Sen. James Inhofe (R-OK) is considering offering an amendment
that would phase out the ethanol tax incentive as the market share
for ethanol increases.
CAFE Increases to be Proposed
Efforts are also underway to boost the current 27.5 mpg CAFE
standard for cars and 20.7 mpg standard for light trucks in the
energy bill.
Sens. John Kerry (D-MA), Ernest Hollings (D-SC) and John McCain
(R-AZ) have reportedly reached a compromise agreement to raise the
CAFE standard to 36 mpg in the 2015 model year, while allowing
automobile manufacturers to trade greenhouse-gas emissions
credits.
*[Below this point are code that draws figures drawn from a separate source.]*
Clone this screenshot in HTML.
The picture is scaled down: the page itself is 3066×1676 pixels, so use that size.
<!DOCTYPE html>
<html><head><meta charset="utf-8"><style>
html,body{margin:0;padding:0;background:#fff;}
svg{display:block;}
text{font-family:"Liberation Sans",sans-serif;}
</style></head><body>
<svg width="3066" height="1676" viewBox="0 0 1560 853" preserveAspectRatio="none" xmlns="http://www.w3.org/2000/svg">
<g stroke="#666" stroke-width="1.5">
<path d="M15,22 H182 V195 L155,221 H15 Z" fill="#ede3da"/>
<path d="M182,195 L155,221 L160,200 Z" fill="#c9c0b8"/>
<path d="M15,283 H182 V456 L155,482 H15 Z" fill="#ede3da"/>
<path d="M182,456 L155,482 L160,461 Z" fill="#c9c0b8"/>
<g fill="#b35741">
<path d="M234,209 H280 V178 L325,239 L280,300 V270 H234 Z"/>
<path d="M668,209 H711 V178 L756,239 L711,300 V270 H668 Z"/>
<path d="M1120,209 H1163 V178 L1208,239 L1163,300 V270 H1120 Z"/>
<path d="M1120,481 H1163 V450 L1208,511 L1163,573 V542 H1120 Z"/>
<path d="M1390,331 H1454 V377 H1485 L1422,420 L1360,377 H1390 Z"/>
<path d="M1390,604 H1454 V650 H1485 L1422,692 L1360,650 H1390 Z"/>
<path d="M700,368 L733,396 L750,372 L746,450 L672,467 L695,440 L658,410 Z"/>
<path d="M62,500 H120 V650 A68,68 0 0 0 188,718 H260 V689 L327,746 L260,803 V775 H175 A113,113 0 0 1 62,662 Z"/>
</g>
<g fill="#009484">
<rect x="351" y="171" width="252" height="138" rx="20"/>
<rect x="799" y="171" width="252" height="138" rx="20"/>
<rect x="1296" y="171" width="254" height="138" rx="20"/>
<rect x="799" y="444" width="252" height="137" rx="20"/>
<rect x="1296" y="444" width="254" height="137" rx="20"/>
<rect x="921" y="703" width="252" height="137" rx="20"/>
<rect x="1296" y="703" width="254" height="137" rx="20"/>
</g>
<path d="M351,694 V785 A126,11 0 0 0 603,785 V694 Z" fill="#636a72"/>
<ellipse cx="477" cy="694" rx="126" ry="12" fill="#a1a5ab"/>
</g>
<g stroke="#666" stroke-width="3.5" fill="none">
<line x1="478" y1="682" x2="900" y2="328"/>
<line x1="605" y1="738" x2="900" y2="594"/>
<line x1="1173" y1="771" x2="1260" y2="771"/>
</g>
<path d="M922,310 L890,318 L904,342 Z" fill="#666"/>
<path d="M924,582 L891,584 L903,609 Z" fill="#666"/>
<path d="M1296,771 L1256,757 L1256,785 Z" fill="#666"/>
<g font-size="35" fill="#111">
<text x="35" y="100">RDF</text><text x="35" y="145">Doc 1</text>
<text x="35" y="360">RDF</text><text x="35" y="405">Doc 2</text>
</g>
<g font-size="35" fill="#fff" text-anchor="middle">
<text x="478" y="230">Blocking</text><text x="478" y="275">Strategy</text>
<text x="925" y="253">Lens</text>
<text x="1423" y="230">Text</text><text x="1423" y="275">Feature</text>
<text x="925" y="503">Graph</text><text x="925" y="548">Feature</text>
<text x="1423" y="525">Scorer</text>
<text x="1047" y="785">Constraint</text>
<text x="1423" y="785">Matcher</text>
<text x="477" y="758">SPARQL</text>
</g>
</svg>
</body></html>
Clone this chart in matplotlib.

Kerry and Hollings originally proposed to increase
vehicle fleet efficiency to 35 mpg for model year 2013, while
McCain proposed a 36 mpg standard by model year 2016.
A proposal is also under development by Sens. Carl Levin (D-MI)
and Debbie Stabenow (D-MI) to provide automobile manufacturers
greater tax and research incentives to develop more efficient
vehicles. Californians Adopt Ballot Measure Dedicating Gas Tax to
Transportation Uses
With a majority of 69
percent, California voters on Tuesday embraced Proposition 42, a
ballot measure that will dedicate all proceeds from state gasoline
tax to highway and transit use, the San Diego Union-Tribune
reported.
"The public believes that any money you pay at the pump should
be invested in transportation. You didn't have to sell them any
further," said Allen Zaremberg, president of the California
Chamber of Commerce. Gas-tax proceeds in the state are about $1.4
billion a year.
The measure - which prevents state lawmakers from tapping
gas-tax revenues for non-transportation purposes - easily held off
an 11th-hour campaign by public employee unions who argued passage
might prompt cuts in education and vital health services. Under
prior law, proceeds from the tax were to be used for urban
gridlock relief through June 2008, but would have reverted to the
state general fund thereafter. Amtrak Legislation Introduced by Sen.
Hollings
Sen. Ernest Hollings (D-SC)
this week introduced legislation to provide additional funding for
continuance of passenger-rail service by Amtrak, as Amtrak
President George Warrington announced exit plans. Members of a
House committee also heard testimony from the Bush Administration,
Amtrak, two state DOTs and organized labor about related issues.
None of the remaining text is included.